Selon les services d’enquête, le nombre de victimes mineur.es en situation de prostitution a augmenté de 285% depuis 2015,
L’âge moyen des mineur.es est de 16 ans en 2024 mais un rajeunissement préoccupant est observé avec la présence croissante de jeunes de 12,13,14 ans,
94 % sont des filles, 84% sont de nationalité française.
Voir d’autres chiffres dans le rapport, issus des actions des associations de terrain.
L’augmentation massive de situations de prostitution chez les mineur.es est la conséquence à la fois de la digitalisation du proxénétisme, de la banalisation de la prostitution et de l’exposition massive des enfants à la pornographie. Cette dernière donnée a des effets dévastateurs sur la construction d’une vie relationnelle et sexuelle : elle engendre une dangereuse accoutumance à la violence et à l’image d’une virilité dominante. Notons que la consommation pornographique augmente de 2,5 fois le risque de devenir agresseur chez les garçons et de 4 fois le risque d’’être victime d’agression sexuelle chez les filles.

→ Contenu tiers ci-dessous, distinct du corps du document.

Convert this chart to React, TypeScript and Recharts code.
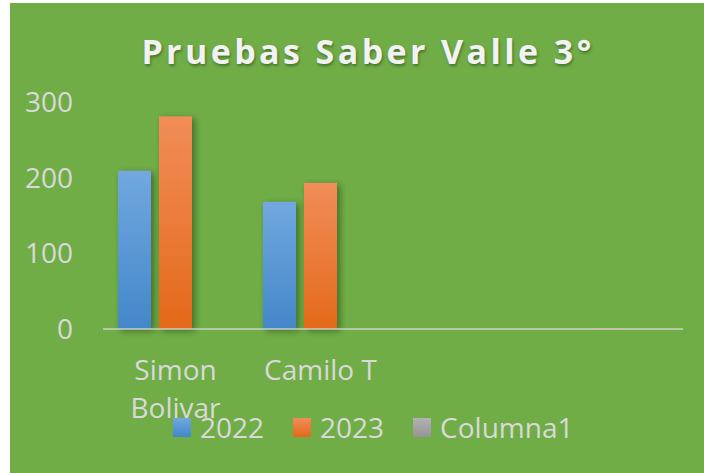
import { Bar, BarChart, XAxis, YAxis } from "recharts";

const categories = ["Simon Bolivar", "Camilo T", "", ""];
const values2022 = [209, 168, null, null];
const values2023 = [281, 193, null, 1];
const valuesColumna1 = [null, null, null, null];
const yTicks = [0, 100, 200, 300];
const seriesNames = ["2022", "2023", "Columna1"];

const data = categories.map((name, i) => ({
  name,
  "2022": values2022[i],
  "2023": values2023[i],
  Columna1: valuesColumna1[i],
}));

const GREEN = "#70AD47";
const LABEL = "#D9D9D9";
const FONT = "'Open Sans', 'Noto Sans', sans-serif";

const gradients: Record<string, [string, string]> = {
  "2022": ["#71A8DF", "#4387C9"],
  "2023": ["#F18D58", "#E4691A"],
  Columna1: ["#B2B2B2", "#959595"],
};

const gradId = (name: string) => `grad-${name}`;

let measureCtx: CanvasRenderingContext2D | null = null;
function textWidth(s: string) {
  if (!measureCtx) {
    measureCtx = document.createElement("canvas").getContext("2d");
    if (measureCtx) measureCtx.font = `28px 'Open Sans'`;
  }
  return measureCtx ? measureCtx.measureText(s).width : s.length * 16;
}

// greedy word wrap into the category band
function wrapLabel(label: string, maxWidth: number) {
  const lines: string[] = [];
  let current = "";
  label.split(" ").forEach((word) => {
    const next = current ? `${current} ${word}` : word;
    if (current && textWidth(next) > maxWidth) {
      lines.push(current);
      current = word;
    } else {
      current = next;
    }
  });
  if (current) lines.push(current);
  return lines;
}

function ShadowBar(props: any) {
  const { x, y, width, height, fill } = props;
  if (!height || height <= 0) return null;
  return (
    <rect
      x={x}
      y={y}
      width={width}
      height={height}
      fill={fill}
      filter={height > 3 ? "url(#barShadow)" : undefined}
    />
  );
}

function CategoryTick(props: any) {
  const { x, y, payload } = props;
  if (!payload.value) return null;
  const lines = wrapLabel(payload.value, 140);
  return (
    <text
      x={x}
      y={y + 20}
      textAnchor="middle"
      fill={LABEL}
      style={{ fontSize: 28, fontFamily: FONT }}
    >
      {lines.map((line, i) => (
        <tspan key={i} x={x} dy={i === 0 ? 0 : 38}>
          {line}
        </tspan>
      ))}
    </text>
  );
}

function ChartLegend() {
  return (
    <div
      style={{
        position: "absolute",
        left: 163,
        top: 410,
        display: "flex",
        alignItems: "center",
        fontFamily: FONT,
        fontSize: 28,
        lineHeight: "28px",
        color: LABEL,
      }}
    >
      {seriesNames.map((name) => (
        <div
          key={name}
          style={{ display: "flex", alignItems: "center", marginRight: 29 }}
        >
          <span
            style={{
              width: 18,
              height: 19,
              marginRight: 9,
              background: `linear-gradient(${gradients[name][0]}, ${gradients[name][1]})`,
            }}
          />
          <span>{name}</span>
        </div>
      ))}
    </div>
  );
}

export default function App() {
  return (
    <div
      style={{
        position: "absolute",
        left: 10,
        top: 3,
        width: 694,
        height: 470,
        background: GREEN,
        overflow: "hidden",
      }}
    >
      <div
        style={{
          position: "absolute",
          left: 0,
          top: 24,
          width: 694,
          paddingLeft: 22,
          boxSizing: "border-box",
          textAlign: "center",
          fontFamily: FONT,
          fontWeight: 700,
          fontSize: 34,
          lineHeight: "48px",
          letterSpacing: 3.4,
          color: "#F2F2F2",
          textShadow: "1px 2px 3px rgba(0,0,0,0.35)",
        }}
      >
        Pruebas Saber Valle 3°
      </div>
      <BarChart
        width={694}
        height={470}
        data={data}
        margin={{ top: 99, right: 21, left: 0, bottom: 0 }}
        barCategoryGap={15}
        barGap={8}
        style={{ position: "absolute", left: 0, top: 0 }}
      >
        <defs>
          {seriesNames.map((name) => (
            <linearGradient key={name} id={gradId(name)} x1="0" y1="0" x2="0" y2="1">
              <stop offset="0%" stopColor={gradients[name][0]} />
              <stop offset="100%" stopColor={gradients[name][1]} />
            </linearGradient>
          ))}
          <filter id="barShadow" x="-30%" y="-10%" width="160%" height="130%">
            <feDropShadow dx={3} dy={2} stdDeviation={3} floodColor="#1f3a10" floodOpacity={0.55} />
          </filter>
        </defs>
        <YAxis
          width={93}
          domain={[0, 300]}
          ticks={yTicks}
          axisLine={false}
          tickLine={false}
          tickSize={0}
          tickMargin={30}
          tick={{ fill: LABEL, fontSize: 28, fontFamily: FONT }}
        />
        {seriesNames.map((name) => (
          <Bar
            key={name}
            dataKey={name}
            fill={`url(#${gradId(name)})`}
            shape={<ShadowBar />}
            isAnimationActive={false}
          />
        ))}
        <XAxis
          dataKey="name"
          height={144}
          interval={0}
          tickLine={false}
          tickSize={0}
          tickMargin={31}
          axisLine={{ stroke: "#D9D9D9", strokeOpacity: 0.65, strokeWidth: 2 }}
          tick={<CategoryTick />}
        />
      </BarChart>
      <ChartLegend />
    </div>
  );
}
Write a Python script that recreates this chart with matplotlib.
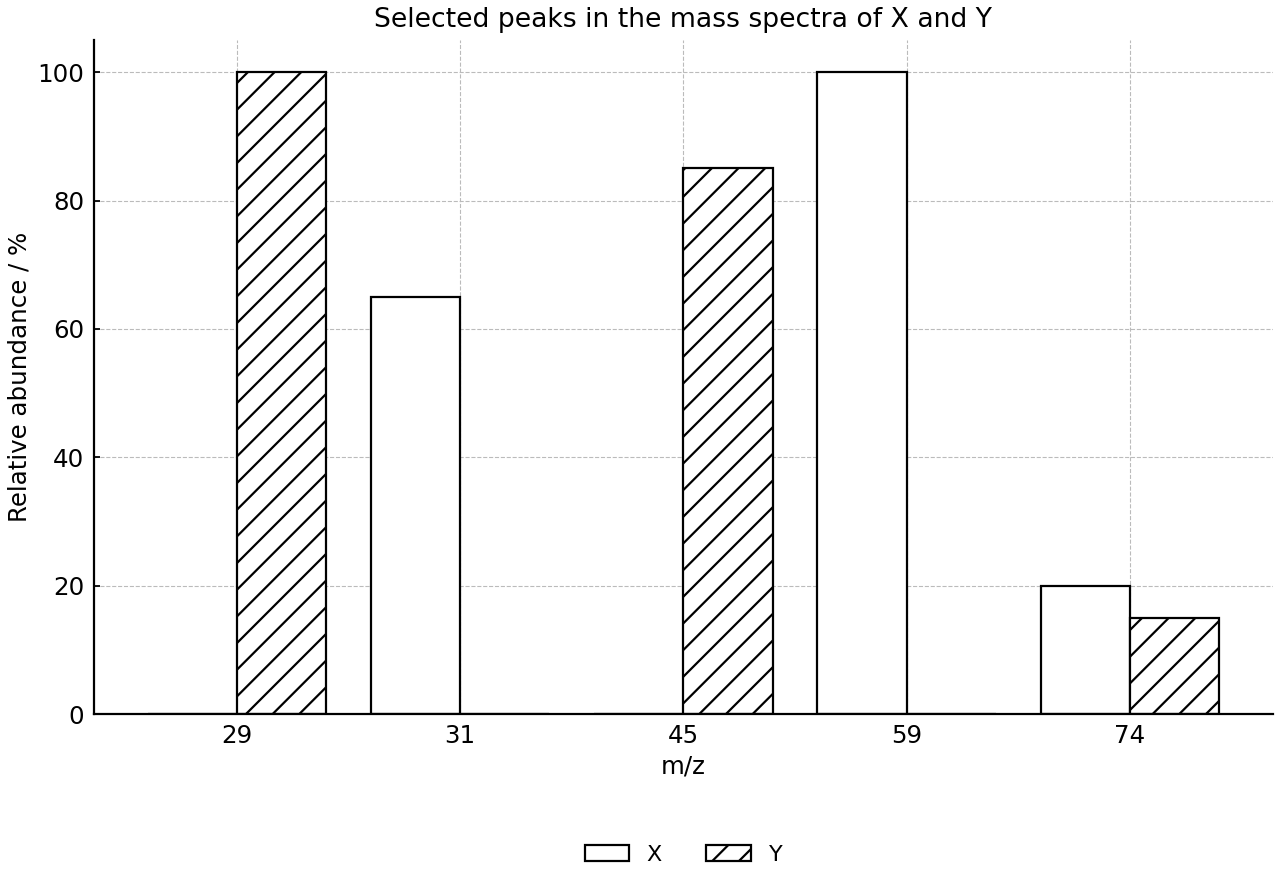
import matplotlib
matplotlib.use("Agg")
import matplotlib.pyplot as plt
import numpy as np

mz = ["29", "31", "45", "59", "74"]
x_vals = [0, 65, 0, 100, 20]
y_vals = [100, 0, 85, 0, 15]

plt.rcParams["font.size"] = 10
plt.rcParams["hatch.linewidth"] = 1.0

fig, ax = plt.subplots(figsize=(8, 5.5), dpi=160)
fig.subplots_adjust(left=0.0734, right=0.9945, top=0.9545, bottom=0.1886)

pos = np.arange(len(mz))
w = 0.4
ax.bar(pos - w / 2, x_vals, w, facecolor="white", edgecolor="black",
       linewidth=1.0, label="X")
ax.bar(pos + w / 2, y_vals, w, facecolor="white", edgecolor="black",
       linewidth=1.0, hatch="//", label="Y")

ax.set_xticks(pos)
ax.set_xticklabels(mz)
ax.tick_params(direction="in", length=2.5, width=0.8, pad=4.4, labelsize=11)
ax.set_xlabel("m/z", fontsize=11, labelpad=3)
ax.set_ylabel("Relative abundance / %", fontsize=11, labelpad=2.5)
ax.set_title("Selected peaks in the mass spectra of X and Y", pad=6)

ax.set_axisbelow(True)
ax.grid(True, linestyle="--", color="#bbbbbb", linewidth=0.5)
for s in ["top", "right"]:
    ax.spines[s].set_visible(False)
for s in ["left", "bottom"]:
    ax.spines[s].set_linewidth(1.0)

ax.legend(loc="center", bbox_to_anchor=(0.5, -0.209), ncol=2, frameon=False,
          handlelength=2.0, columnspacing=2.0)

fig.savefig("out.png")
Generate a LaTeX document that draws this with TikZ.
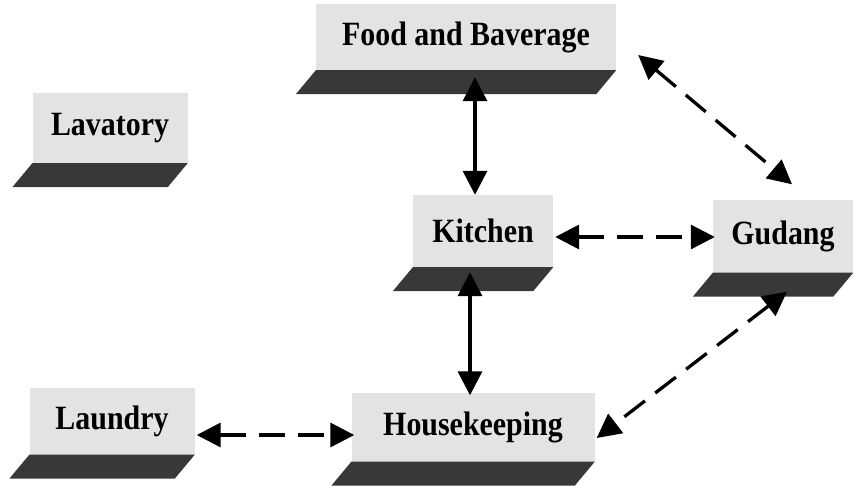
\documentclass[tikz,border=0pt]{standalone}
\usepackage{fontspec}
\setmainfont{Liberation Serif}
\newfontfamily\boxfont[FakeStretch=0.88]{Liberation Serif}
\usetikzlibrary{arrows.meta,calc}

\tikzset{
  unit/.style={
    rectangle, fill=gray!22, inner sep=0pt,
    font=\boxfont\bfseries\fontsize{34}{34}\selectfont, text=black
  },
  link/.style={
    line width=3.3pt,
    {Triangle[length=24pt,width=24pt]}-{Triangle[length=24pt,width=24pt]}
  },
  dashlink/.style={link, dash pattern=on 26pt off 13pt},
  floorfill/.style={fill=black!78}
}

% draws the dark slanted floor under a unit box
\newcommand{\floorunder}[1]{%
  \fill[floorfill] (#1.south west) -- (#1.south east)
    -- ($(#1.south east)+(-20,24)$) -- ($(#1.south west)+(-20,24)$) -- cycle;}

\begin{document}
\begin{tikzpicture}[x=1pt,y=-1pt]
  \useasboundingbox (0,0) rectangle (854,485);
  \fill[white] (0,0) rectangle (854,485);

  % unit boxes
  \node[unit, minimum width=300pt, minimum height=66pt] (food)  at (466,37)  {Food and Baverage};
  \node[unit, minimum width=155pt, minimum height=70pt] (lav)   at (110,128) {Lavatory};
  \node[unit, minimum width=140pt, minimum height=72pt] (kitch) at (483,231) {Kitchen};
  \node[unit, minimum width=140pt, minimum height=73pt] (gud)   at (783,236) {Gudang};
  \node[unit, minimum width=165pt, minimum height=67pt] (laun)  at (112,421) {Laundry};
  \node[unit, minimum width=243pt, minimum height=69pt] (house) at (473,427) {Housekeeping};

  \floorunder{food}
  \floorunder{lav}
  \floorunder{kitch}
  \floorunder{gud}
  \floorunder{laun}
  \floorunder{house}

  % solid links
  \draw[link] ($([xshift=-8pt]kitch.north |- food.south)+(0,7)$) -- ([xshift=-8pt]kitch.north);
  \draw[link] ($([xshift=-13pt]kitch.south)+(0,5)$) -- ([xshift=-13pt,yshift=-3pt]kitch.south |- house.north);

  % dashed links
  \draw[dashlink] ($(kitch.east |- gud.west)+(2,1)$) -- ($(gud.west)+(2,1)$);
  \draw[dashlink] ($(food.east)+(22,18)$) -- ($(gud.north)+(9,-15)$);
  \draw[dashlink] ($(gud.south)+(4,19)$) -- ($(house.east)+(2,11)$);
  \draw[dashlink] ($(laun.east)+(2,14)$) -- ($(house.west)+(3,8)$);
\end{tikzpicture}
\end{document}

Il est urgent de mettre fin à l’impunité de l’industrie pornographique et de contraindre, entre autres les plateformes à mettre en œuvre des mécanismes de vérification de l’âge.
Pour les enfants, les adolescentes et adolescents en pleine construction physique, psychique, identitaire, neuronale, les conséquences de la prostitution sont particulièrement graves et les traumatismes subis s’inscrivent durablement dans leur parcours de vie.
D’où l’importance d’un accompagnement spécifique, axé sur une approche pluridisciplinaire et un travail en réseau, pour les sortir de l’emprise des proxénètes, de les aider à reconstruire l’estime de soi, à s’ouvrir vers le monde extérieur, à se réapproprier leur corps, à dénormaliser la violence…
Or l’ASE est, aujourd’hui comme hier, en difficulté pour assumer ses missions, comme attesté par de nombreux rapports institutionnels.
Il faut intensifier la politique de protection de l’enfance et renforcer les moyens d’action de l’ASE.
La lutte contre la prostitution des mineur.es a fait l’objet d’un plan spécifique et des actions notoires ont été observées, par exemple les actions de sensibilisation mais elles sont à renforcer :
Il faut communiquer massivement pour sensibiliser aux risques de prostitution, lutter contre les violences sexuelles faites aux enfants et aux dangers de la cyberpédocrimninalité,
…former les travailleurs sociaux sur la question de la prostitution des mineur.es,
…mettre en place dans chaque département un lieu dédié à l’accueil des mineurs et situation de prostitution.
Venir à bout de la prostitution des mineur.es impose d’agir de manière systémique :
Avoir une action déterminée contre les pédocriminels : clients-prostitueurs et proxénètes, en France et à l’étranger (en s’appuyant sur la coopération internationale),
Eduquer à l’égalité et à la sexualité,
Accompagner les victimes et leurs proches,
Travailler en interdisciplinarité car cette problématique touche plusieurs domaines professionnels : droit et justice, santé, psychologie, éducation, travail sociale
Françoise Ritter Présidente de l’Amicale du Nid
La FACT-S est composée de l’Amicale du Nid, de CAP International, de la Fédération nationale des CIDFF, de la Fondation Scelles et du Mouvement du Nid et d’un collectif de survivantes.